Figure scripts
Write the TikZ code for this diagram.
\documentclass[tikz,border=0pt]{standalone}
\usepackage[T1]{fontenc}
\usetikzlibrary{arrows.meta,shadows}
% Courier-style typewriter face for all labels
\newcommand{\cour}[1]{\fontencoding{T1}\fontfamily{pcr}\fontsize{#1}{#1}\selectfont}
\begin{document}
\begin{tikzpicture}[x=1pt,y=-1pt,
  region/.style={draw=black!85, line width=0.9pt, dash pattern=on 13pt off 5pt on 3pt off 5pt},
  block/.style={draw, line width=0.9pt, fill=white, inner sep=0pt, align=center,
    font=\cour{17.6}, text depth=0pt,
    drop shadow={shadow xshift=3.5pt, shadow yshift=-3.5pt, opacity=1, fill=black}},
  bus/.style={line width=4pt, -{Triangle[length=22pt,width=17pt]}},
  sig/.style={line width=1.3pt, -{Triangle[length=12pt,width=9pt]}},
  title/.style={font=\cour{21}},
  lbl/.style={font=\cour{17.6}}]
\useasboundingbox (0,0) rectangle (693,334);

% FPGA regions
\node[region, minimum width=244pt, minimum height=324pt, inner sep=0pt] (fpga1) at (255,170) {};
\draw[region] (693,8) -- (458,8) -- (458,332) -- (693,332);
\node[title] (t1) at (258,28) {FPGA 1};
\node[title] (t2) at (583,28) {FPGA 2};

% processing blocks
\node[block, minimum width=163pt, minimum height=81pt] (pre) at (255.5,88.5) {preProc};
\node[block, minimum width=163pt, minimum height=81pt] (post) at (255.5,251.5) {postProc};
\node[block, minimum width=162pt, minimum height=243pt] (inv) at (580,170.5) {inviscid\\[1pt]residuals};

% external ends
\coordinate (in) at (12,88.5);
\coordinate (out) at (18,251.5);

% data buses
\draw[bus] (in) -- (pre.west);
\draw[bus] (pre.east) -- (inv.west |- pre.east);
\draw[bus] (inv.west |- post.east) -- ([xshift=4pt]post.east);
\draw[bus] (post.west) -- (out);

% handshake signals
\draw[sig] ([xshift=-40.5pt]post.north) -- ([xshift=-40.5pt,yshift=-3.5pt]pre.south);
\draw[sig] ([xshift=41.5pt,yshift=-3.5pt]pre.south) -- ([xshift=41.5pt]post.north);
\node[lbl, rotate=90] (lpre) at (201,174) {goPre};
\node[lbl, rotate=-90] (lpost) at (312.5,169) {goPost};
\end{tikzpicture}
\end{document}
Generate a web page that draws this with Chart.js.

Task to carry out:
Beginning at the first line of the records, give again each line exactly as written, ending with the line that contains "(t2) at (583,28)".

Full output:
Write the TikZ code for this diagram.
\documentclass[tikz,border=0pt]{standalone}
\usepackage[T1]{fontenc}
\usetikzlibrary{arrows.meta,shadows}
% Courier-style typewriter face for all labels
\newcommand{\cour}[1]{\fontencoding{T1}\fontfamily{pcr}\fontsize{#1}{#1}\selectfont}
\begin{document}
\begin{tikzpicture}[x=1pt,y=-1pt,
  region/.style={draw=black!85, line width=0.9pt, dash pattern=on 13pt off 5pt on 3pt off 5pt},
  block/.style={draw, line width=0.9pt, fill=white, inner sep=0pt, align=center,
    font=\cour{17.6}, text depth=0pt,
    drop shadow={shadow xshift=3.5pt, shadow yshift=-3.5pt, opacity=1, fill=black}},
  bus/.style={line width=4pt, -{Triangle[length=22pt,width=17pt]}},
  sig/.style={line width=1.3pt, -{Triangle[length=12pt,width=9pt]}},
  title/.style={font=\cour{21}},
  lbl/.style={font=\cour{17.6}}]
\useasboundingbox (0,0) rectangle (693,334);

% FPGA regions
\node[region, minimum width=244pt, minimum height=324pt, inner sep=0pt] (fpga1) at (255,170) {};
\draw[region] (693,8) -- (458,8) -- (458,332) -- (693,332);
\node[title] (t1) at (258,28) {FPGA 1};
\node[title] (t2) at (583,28) {FPGA 2};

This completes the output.